TASK OBJECTIVE —
Among the entries below, count the lines that contain the word "this". Write down only the total.

::::::::::

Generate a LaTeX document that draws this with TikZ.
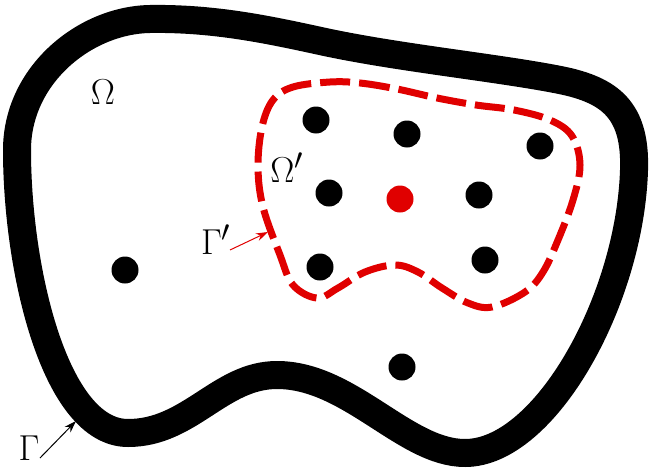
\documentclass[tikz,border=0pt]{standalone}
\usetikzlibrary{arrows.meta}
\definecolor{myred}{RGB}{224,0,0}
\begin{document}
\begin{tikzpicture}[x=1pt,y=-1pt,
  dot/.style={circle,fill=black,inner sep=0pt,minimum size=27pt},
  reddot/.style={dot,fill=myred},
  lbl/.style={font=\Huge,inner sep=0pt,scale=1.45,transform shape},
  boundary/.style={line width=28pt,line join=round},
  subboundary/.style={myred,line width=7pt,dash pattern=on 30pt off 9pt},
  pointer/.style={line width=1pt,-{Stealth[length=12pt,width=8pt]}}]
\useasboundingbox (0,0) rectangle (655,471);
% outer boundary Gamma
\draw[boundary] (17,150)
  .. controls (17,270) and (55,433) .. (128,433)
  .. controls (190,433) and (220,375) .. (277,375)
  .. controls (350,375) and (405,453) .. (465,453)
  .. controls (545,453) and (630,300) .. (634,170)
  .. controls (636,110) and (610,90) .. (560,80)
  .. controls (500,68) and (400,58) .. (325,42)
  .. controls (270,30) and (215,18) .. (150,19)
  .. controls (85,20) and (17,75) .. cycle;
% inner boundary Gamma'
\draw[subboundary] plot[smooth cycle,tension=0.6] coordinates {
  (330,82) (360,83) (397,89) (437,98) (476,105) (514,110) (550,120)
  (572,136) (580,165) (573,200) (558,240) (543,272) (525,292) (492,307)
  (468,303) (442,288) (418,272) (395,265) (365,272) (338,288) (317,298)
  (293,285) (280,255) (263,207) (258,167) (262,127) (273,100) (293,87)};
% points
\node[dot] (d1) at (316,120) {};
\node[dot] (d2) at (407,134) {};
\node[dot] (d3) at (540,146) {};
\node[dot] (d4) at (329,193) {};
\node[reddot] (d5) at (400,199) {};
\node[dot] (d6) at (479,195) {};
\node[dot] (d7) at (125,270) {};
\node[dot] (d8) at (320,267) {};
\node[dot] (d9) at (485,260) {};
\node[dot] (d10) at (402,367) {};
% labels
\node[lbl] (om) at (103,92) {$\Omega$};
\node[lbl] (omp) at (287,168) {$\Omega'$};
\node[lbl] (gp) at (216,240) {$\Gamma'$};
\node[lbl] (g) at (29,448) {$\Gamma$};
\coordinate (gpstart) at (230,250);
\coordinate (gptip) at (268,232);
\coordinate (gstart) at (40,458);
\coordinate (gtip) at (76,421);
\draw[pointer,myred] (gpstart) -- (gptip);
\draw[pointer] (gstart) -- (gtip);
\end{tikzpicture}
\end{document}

::::::::::

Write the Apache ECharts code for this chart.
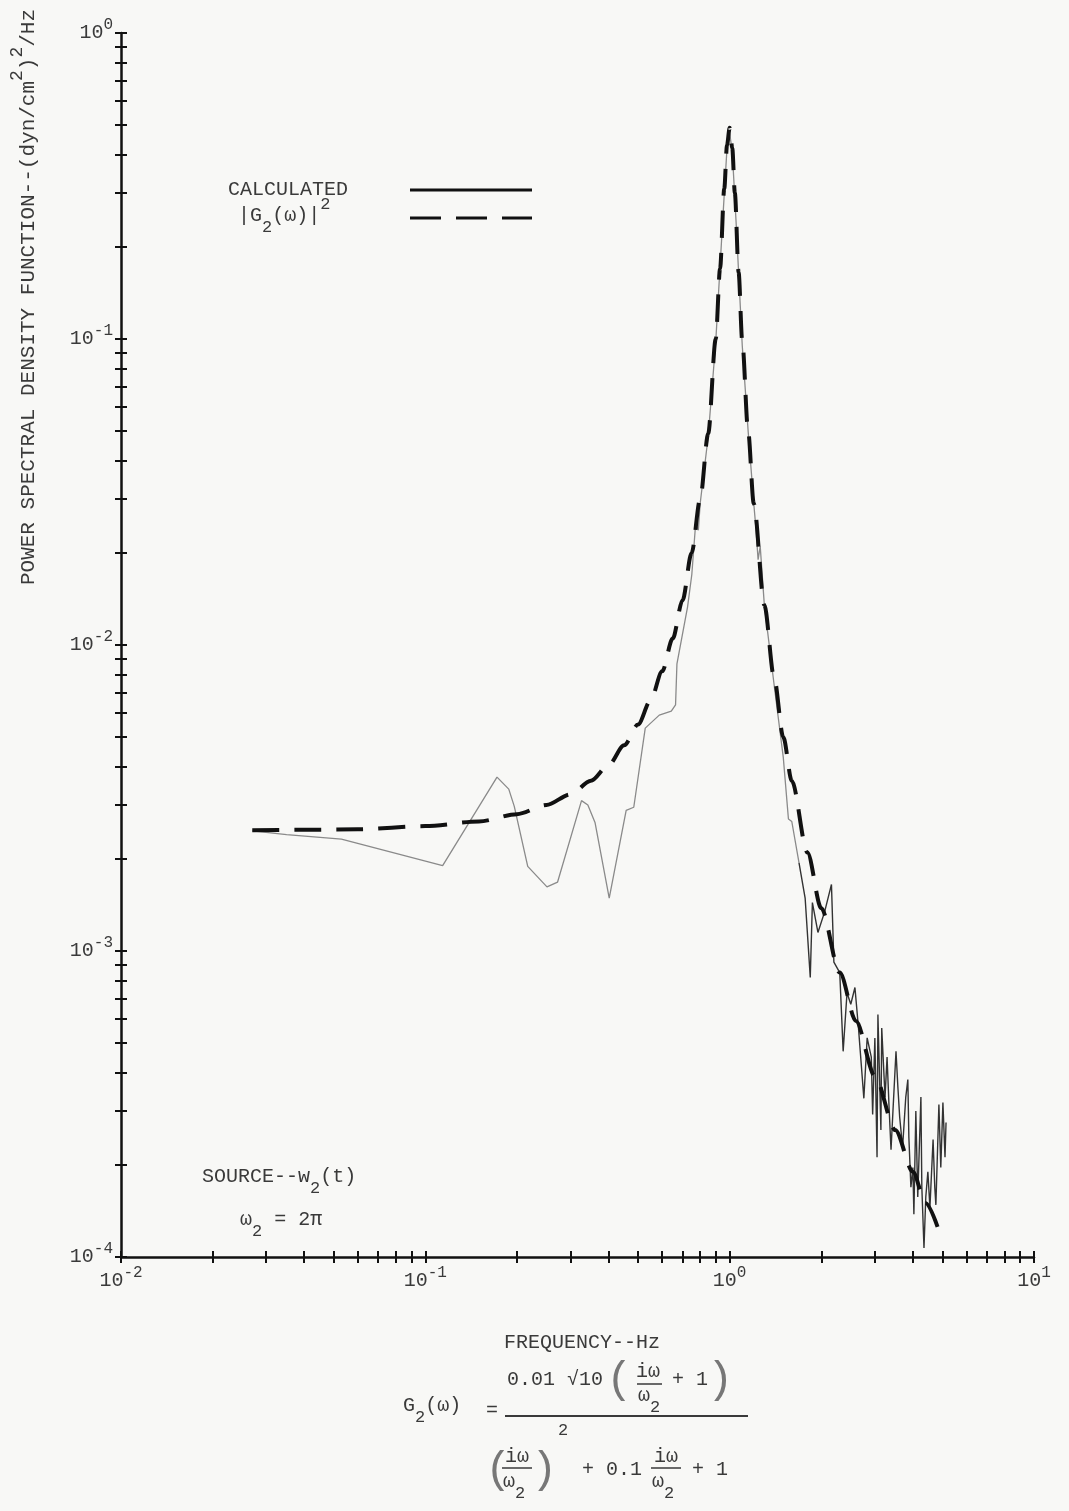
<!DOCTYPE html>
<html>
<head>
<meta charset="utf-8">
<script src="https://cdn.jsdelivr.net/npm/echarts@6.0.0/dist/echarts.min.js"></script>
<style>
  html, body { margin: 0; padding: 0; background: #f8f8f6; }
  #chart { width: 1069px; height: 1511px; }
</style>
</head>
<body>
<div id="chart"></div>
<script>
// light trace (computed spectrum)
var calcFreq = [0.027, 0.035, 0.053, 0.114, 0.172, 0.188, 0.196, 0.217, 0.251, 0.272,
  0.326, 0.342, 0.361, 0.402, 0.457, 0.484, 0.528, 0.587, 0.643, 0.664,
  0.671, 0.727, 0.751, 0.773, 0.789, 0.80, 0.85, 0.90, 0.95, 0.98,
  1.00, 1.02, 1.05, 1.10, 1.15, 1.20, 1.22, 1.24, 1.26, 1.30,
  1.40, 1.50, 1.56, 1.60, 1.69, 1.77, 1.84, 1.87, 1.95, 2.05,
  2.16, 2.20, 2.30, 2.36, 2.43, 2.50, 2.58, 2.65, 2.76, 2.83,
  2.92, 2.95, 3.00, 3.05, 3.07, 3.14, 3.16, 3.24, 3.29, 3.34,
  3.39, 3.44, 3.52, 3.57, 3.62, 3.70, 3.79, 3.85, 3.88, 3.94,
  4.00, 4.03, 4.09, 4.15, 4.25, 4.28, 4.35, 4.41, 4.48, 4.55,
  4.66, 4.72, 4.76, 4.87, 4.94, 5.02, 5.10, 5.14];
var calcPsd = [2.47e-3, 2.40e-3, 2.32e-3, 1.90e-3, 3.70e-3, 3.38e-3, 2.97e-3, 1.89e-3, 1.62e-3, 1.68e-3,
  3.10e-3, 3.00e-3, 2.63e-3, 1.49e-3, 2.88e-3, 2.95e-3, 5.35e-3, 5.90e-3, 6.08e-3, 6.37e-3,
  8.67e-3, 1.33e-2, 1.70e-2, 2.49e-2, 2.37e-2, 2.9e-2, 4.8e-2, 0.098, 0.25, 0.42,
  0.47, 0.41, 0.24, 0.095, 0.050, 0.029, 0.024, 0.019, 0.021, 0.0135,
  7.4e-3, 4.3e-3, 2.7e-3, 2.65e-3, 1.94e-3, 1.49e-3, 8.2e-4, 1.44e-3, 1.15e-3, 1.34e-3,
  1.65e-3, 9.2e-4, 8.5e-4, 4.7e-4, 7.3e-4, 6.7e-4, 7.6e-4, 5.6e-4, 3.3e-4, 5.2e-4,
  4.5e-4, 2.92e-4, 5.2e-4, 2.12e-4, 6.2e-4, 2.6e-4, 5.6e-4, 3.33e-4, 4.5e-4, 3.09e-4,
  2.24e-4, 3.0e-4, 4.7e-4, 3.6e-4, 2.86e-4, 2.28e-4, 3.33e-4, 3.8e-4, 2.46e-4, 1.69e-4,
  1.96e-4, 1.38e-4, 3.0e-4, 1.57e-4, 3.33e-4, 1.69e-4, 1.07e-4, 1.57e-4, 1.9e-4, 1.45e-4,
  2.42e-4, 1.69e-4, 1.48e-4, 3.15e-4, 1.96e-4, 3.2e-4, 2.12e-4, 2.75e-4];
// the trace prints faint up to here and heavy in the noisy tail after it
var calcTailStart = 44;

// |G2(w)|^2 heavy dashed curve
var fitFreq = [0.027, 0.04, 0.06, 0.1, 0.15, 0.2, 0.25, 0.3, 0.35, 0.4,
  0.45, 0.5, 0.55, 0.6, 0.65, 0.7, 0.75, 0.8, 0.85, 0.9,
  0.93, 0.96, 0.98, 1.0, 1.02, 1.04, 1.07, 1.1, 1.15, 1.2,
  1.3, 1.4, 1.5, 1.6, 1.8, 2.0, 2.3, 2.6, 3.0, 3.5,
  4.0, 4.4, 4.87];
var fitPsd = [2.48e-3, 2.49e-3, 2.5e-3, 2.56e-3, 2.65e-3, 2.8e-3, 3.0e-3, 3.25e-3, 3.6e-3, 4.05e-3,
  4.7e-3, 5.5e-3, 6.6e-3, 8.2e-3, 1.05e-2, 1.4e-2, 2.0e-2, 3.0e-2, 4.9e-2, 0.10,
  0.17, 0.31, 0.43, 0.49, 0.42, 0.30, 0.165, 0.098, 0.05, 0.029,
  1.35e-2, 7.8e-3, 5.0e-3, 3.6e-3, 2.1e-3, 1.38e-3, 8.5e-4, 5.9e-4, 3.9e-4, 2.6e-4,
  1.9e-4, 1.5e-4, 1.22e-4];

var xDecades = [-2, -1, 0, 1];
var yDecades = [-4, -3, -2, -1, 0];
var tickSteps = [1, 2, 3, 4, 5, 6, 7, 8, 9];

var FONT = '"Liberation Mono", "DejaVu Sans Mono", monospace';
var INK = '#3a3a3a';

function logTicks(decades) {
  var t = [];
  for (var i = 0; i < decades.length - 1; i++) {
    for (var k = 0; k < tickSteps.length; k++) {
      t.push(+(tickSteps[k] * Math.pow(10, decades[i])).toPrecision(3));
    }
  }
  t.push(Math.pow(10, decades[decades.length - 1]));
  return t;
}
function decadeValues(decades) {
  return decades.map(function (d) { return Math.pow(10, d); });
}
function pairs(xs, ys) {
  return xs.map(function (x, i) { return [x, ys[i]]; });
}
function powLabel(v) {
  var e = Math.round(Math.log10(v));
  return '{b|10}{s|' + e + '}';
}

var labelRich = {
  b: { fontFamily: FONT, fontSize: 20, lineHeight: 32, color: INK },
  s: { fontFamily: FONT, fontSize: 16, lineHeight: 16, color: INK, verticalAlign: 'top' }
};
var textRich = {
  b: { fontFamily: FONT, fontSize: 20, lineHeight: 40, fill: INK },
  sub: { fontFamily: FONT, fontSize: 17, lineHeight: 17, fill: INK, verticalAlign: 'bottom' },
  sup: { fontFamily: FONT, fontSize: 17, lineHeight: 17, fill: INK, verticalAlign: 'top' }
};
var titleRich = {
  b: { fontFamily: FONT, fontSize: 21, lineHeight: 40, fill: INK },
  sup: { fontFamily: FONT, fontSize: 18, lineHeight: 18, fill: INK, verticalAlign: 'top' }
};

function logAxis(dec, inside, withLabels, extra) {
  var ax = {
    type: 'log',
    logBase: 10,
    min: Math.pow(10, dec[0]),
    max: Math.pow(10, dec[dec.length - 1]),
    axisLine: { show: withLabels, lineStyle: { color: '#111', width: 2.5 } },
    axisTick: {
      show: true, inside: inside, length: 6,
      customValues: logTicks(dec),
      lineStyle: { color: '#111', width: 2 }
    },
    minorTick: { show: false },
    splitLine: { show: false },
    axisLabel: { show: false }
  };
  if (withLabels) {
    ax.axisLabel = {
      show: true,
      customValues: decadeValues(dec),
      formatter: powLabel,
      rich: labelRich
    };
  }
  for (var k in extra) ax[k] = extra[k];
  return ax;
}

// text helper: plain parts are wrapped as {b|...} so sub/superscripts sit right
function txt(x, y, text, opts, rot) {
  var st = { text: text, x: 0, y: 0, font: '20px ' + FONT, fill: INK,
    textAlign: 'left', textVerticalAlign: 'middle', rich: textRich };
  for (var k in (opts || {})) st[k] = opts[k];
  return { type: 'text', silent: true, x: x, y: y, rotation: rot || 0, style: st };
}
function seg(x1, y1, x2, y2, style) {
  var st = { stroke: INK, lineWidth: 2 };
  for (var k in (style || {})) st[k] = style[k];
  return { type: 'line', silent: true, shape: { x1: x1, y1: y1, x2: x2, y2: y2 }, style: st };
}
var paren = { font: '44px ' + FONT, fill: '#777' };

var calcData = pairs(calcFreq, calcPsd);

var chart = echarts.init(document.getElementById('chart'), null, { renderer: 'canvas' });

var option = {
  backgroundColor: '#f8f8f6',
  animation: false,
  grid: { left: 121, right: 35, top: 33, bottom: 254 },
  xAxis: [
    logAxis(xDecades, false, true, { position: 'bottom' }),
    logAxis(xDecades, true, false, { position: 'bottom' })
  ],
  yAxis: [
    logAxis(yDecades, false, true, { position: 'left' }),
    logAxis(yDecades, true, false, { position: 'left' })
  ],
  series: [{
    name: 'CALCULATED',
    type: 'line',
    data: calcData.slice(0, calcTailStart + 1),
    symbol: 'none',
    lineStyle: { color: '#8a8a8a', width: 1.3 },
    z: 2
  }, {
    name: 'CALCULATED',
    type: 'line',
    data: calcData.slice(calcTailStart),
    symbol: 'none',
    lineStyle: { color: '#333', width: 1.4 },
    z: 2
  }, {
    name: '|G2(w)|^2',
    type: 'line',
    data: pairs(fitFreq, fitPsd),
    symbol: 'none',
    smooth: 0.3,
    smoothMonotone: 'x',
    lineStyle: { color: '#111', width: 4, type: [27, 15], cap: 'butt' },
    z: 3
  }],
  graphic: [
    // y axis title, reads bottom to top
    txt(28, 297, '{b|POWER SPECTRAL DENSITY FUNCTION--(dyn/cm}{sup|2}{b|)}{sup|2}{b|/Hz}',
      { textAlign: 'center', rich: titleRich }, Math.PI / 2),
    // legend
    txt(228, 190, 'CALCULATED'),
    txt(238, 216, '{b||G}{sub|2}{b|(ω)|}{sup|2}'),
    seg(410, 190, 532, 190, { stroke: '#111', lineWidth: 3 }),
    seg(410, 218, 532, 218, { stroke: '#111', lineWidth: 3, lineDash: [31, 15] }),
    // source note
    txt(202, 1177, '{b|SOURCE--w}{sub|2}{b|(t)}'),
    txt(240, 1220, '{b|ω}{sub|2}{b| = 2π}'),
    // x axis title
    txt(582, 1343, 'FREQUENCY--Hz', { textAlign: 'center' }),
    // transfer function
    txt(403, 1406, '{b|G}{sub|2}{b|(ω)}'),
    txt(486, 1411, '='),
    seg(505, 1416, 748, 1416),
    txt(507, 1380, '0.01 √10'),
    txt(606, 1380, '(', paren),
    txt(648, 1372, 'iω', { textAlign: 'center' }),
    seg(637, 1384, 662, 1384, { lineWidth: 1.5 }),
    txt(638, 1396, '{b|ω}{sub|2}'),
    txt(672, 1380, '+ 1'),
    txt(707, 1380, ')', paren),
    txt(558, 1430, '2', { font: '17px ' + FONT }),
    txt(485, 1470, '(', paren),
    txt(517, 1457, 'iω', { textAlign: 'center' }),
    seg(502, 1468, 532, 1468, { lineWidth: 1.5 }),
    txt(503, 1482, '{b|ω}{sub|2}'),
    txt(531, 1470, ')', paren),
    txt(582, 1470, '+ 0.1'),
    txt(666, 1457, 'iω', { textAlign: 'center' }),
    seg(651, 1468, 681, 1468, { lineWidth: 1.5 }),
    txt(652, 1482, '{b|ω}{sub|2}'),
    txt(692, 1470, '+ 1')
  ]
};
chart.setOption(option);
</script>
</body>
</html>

::::::::::

RESPONSE —
2